This function extracts and performs a test of the distribution of (leading) digits in a vector against a reference distribution. By default, the distribution of leading digits is checked against Benford's law.

digit_test(
  x,
  check = c("first", "last", "firsttwo", "lasttwo"),
  reference = "benford",
  conf.level = 0.95,
  prior = FALSE
)

Arguments

x

a numeric vector.

check

location of the digits to analyze. Can be first, last, firsttwo, or lasttwo.

reference

which character string given the reference distribution for the digits, or a vector of probabilities for each digit. Can be benford for Benford's law, uniform for the uniform distribution. An error is given if any entry of reference is negative. Probabilities that do not sum to one are normalized.

conf.level

a numeric value between 0 and 1 specifying the confidence level (i.e., 1 - audit risk / detection risk).

prior

a logical specifying whether to use a prior distribution, or a numeric value equal to or larger than 1 specifying the prior concentration parameter, or a numeric vector containing the prior parameters for the Dirichlet distribution on the digit categories.

Value

An object of class jfaDistr containing:

data

the specified data.

conf.level

a numeric value between 0 and 1 giving the confidence level.

observed

the observed counts.

expected

the expected counts under the null hypothesis.

n

the number of observations in x.

statistic

the value the chi-squared test statistic.

parameter

the degrees of freedom of the approximate chi-squared distribution of the test statistic.

p.value

the p-value for the test.

check

checked digits.

digits

vector of digits.

reference

reference distribution

match

a list containing the row numbers corresponding to the observations matching each digit.

deviation

a vector indicating which digits deviate from their expected relative frequency under the reference distribution.

prior

a logical indicating whether a prior distribution was used.

data.name

a character string giving the name(s) of the data.

Details

Benford's law is defined as \(p(d) = log10(1/d)\). The uniform distribution is defined as \(p(d) = 1/d\).

References

Benford, F. (1938). The law of anomalous numbers. In Proceedings of the American Philosophical Society, 551-572.

See also

Author

Koen Derks, k.derks@nyenrode.nl

Examples

set.seed(1)
x <- rnorm(100)

# First digit analysis against Benford's law
digit_test(x, check = "first", reference = "benford")
#> Warning: Some expected counts < 5, Chi-squared approximation may be incorrect
#> 
#> 	Classical Digit Distribution Test
#> 
#> data:  x
#> n = 100, MAD = 0.033314, X-squared = 14.557, df = 8, p-value = 0.06836
#> alternative hypothesis: leading digit(s) are not distributed according to the benford distribution.

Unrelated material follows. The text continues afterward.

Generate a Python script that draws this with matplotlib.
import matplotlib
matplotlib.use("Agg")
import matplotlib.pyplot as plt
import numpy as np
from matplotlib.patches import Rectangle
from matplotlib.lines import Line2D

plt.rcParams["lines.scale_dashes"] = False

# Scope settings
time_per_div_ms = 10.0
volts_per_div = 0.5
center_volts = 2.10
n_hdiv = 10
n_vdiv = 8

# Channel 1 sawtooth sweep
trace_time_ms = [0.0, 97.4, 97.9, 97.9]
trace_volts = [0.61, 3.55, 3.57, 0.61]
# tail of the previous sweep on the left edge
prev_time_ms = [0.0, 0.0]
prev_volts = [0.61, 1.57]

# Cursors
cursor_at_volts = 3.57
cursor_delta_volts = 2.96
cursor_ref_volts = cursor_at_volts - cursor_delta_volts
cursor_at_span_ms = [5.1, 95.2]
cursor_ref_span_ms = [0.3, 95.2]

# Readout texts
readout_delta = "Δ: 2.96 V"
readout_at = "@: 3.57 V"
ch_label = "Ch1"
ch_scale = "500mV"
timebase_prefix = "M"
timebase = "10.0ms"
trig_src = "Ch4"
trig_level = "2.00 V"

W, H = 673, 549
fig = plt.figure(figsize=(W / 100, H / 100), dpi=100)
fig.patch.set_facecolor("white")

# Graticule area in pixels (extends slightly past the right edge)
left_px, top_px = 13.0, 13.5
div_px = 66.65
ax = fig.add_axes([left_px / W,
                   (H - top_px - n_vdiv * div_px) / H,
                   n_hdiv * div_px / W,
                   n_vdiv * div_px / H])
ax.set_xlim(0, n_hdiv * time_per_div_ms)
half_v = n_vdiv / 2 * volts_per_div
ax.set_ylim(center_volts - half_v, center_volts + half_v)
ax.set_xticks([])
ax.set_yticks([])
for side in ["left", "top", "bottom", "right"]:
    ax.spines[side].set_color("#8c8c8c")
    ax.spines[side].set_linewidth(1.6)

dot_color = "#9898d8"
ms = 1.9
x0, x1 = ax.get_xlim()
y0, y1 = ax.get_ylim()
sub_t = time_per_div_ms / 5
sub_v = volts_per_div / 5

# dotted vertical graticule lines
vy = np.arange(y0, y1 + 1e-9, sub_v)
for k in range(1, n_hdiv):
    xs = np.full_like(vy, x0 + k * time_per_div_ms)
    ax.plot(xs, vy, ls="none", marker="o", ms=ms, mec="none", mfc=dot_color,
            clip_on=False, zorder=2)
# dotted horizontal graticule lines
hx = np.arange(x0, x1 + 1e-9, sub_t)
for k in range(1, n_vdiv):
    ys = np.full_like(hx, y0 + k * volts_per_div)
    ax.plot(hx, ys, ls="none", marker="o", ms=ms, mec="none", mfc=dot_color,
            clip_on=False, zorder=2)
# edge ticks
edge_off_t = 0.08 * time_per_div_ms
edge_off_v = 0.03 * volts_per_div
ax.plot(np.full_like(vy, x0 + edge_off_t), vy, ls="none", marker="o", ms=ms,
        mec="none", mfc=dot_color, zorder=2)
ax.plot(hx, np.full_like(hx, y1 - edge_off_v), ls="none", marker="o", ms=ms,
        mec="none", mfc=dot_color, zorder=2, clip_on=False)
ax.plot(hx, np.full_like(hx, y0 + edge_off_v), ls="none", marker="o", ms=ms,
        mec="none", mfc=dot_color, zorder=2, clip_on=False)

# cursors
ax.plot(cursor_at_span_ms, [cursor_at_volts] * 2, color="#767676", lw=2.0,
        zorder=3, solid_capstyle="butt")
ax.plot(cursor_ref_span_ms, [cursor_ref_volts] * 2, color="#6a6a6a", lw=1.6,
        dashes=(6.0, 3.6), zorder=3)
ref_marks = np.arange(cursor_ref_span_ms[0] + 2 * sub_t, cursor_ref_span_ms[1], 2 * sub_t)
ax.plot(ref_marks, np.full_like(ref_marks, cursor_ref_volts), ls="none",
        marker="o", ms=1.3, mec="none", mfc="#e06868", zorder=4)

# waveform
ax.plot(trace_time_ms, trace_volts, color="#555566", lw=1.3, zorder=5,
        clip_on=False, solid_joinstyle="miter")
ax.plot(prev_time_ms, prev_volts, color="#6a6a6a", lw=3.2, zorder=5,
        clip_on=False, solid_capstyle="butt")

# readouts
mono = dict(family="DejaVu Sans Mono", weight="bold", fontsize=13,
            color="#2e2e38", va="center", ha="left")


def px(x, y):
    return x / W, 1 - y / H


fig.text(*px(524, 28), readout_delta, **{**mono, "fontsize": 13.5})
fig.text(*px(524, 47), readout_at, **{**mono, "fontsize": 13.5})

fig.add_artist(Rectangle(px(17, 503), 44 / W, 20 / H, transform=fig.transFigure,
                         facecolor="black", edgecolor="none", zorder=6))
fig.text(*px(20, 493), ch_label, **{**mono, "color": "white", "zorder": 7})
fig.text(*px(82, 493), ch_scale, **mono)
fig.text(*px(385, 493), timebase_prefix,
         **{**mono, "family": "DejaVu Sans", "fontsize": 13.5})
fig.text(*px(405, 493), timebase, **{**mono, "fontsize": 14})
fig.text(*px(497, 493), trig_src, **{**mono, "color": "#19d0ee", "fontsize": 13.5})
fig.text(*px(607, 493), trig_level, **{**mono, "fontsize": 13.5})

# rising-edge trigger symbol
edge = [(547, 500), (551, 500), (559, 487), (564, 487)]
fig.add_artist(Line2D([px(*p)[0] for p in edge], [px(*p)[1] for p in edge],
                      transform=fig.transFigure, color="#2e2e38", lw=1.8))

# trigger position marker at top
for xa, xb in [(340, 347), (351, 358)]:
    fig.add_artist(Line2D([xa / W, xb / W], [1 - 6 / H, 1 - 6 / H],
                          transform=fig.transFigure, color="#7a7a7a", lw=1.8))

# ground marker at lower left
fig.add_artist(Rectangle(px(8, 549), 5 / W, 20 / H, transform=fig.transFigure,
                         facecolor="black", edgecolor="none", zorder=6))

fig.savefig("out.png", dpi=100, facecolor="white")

# Bayesian first digit analysis against Benford's law
digit_test(x, check = "first", reference = "benford", prior = TRUE)
#> 
#> 	Bayesian Digit Distribution Test
#> 
#> data:  x
#> n = 100, MAD = 0.033314, BF₁₀ = 0.019696
#> alternative hypothesis: leading digit(s) are not distributed according to the benford distribution.

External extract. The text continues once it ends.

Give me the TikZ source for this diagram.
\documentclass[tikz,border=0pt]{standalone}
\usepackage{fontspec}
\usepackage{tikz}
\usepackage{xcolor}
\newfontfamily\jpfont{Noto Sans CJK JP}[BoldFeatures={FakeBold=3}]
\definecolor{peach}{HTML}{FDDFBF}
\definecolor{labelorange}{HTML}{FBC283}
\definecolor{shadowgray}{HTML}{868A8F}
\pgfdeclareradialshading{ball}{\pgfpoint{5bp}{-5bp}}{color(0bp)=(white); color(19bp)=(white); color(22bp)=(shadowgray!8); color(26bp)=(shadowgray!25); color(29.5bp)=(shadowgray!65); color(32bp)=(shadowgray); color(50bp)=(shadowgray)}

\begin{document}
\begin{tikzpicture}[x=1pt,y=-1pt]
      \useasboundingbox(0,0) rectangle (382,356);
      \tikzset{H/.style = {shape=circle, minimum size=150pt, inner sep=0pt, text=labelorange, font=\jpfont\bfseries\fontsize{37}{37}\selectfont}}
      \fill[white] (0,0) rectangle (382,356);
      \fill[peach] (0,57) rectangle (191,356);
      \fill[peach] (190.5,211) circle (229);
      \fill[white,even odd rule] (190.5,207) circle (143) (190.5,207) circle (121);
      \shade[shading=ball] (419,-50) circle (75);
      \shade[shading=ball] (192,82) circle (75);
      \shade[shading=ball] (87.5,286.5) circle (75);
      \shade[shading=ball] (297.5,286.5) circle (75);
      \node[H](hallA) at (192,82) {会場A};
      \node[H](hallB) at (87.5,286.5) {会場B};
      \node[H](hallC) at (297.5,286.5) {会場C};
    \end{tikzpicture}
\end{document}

# Last digit analysis against the uniform distribution
digit_test(x, check = "last", reference = "uniform")
#> 
#> 	Classical Digit Distribution Test
#> 
#> data:  x
#> n = 100, MAD = 0.01679, X-squared = 3.68, df = 8, p-value = 0.8848
#> alternative hypothesis: last digit(s) are not distributed according to the uniform distribution.

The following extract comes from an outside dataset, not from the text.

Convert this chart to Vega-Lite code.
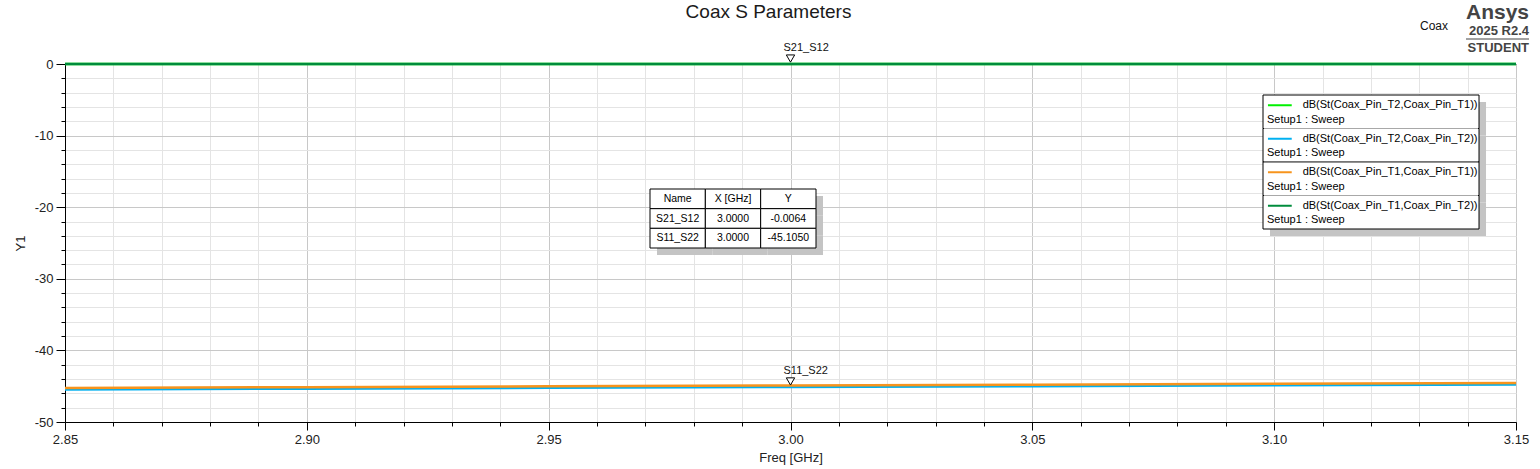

# Bayesian last digit analysis against the uniform distribution
digit_test(x, check = "last", reference = "uniform", prior = TRUE)
#> 
#> 	Bayesian Digit Distribution Test
#> 
#> data:  x
#> n = 100, MAD = 0.01679, BF₁₀ = 0.00014198
#> alternative hypothesis: last digit(s) are not distributed according to the uniform distribution.

# First digit analysis against a custom distribution
digit_test(x, check = "last", reference = 1:9)
#> Warning: Some expected counts < 5, Chi-squared approximation may be incorrect
#> 
#> 	Classical Digit Distribution Test
#> 
#> data:  x
#> n = 100, MAD = 0.052346, X-squared = 76.864, df = 8, p-value =
#> 2.087e-13
#> alternative hypothesis: last digit(s) are not distributed according to the reference distribution.

# Bayesian first digit analysis against a custom distribution
digit_test(x, check = "last", reference = 1:9, prior = TRUE)
#> 
#> 	Bayesian Digit Distribution Test
#> 
#> data:  x
#> n = 100, MAD = 0.052346, BF₁₀ = 252577
#> alternative hypothesis: last digit(s) are not distributed according to the reference distribution.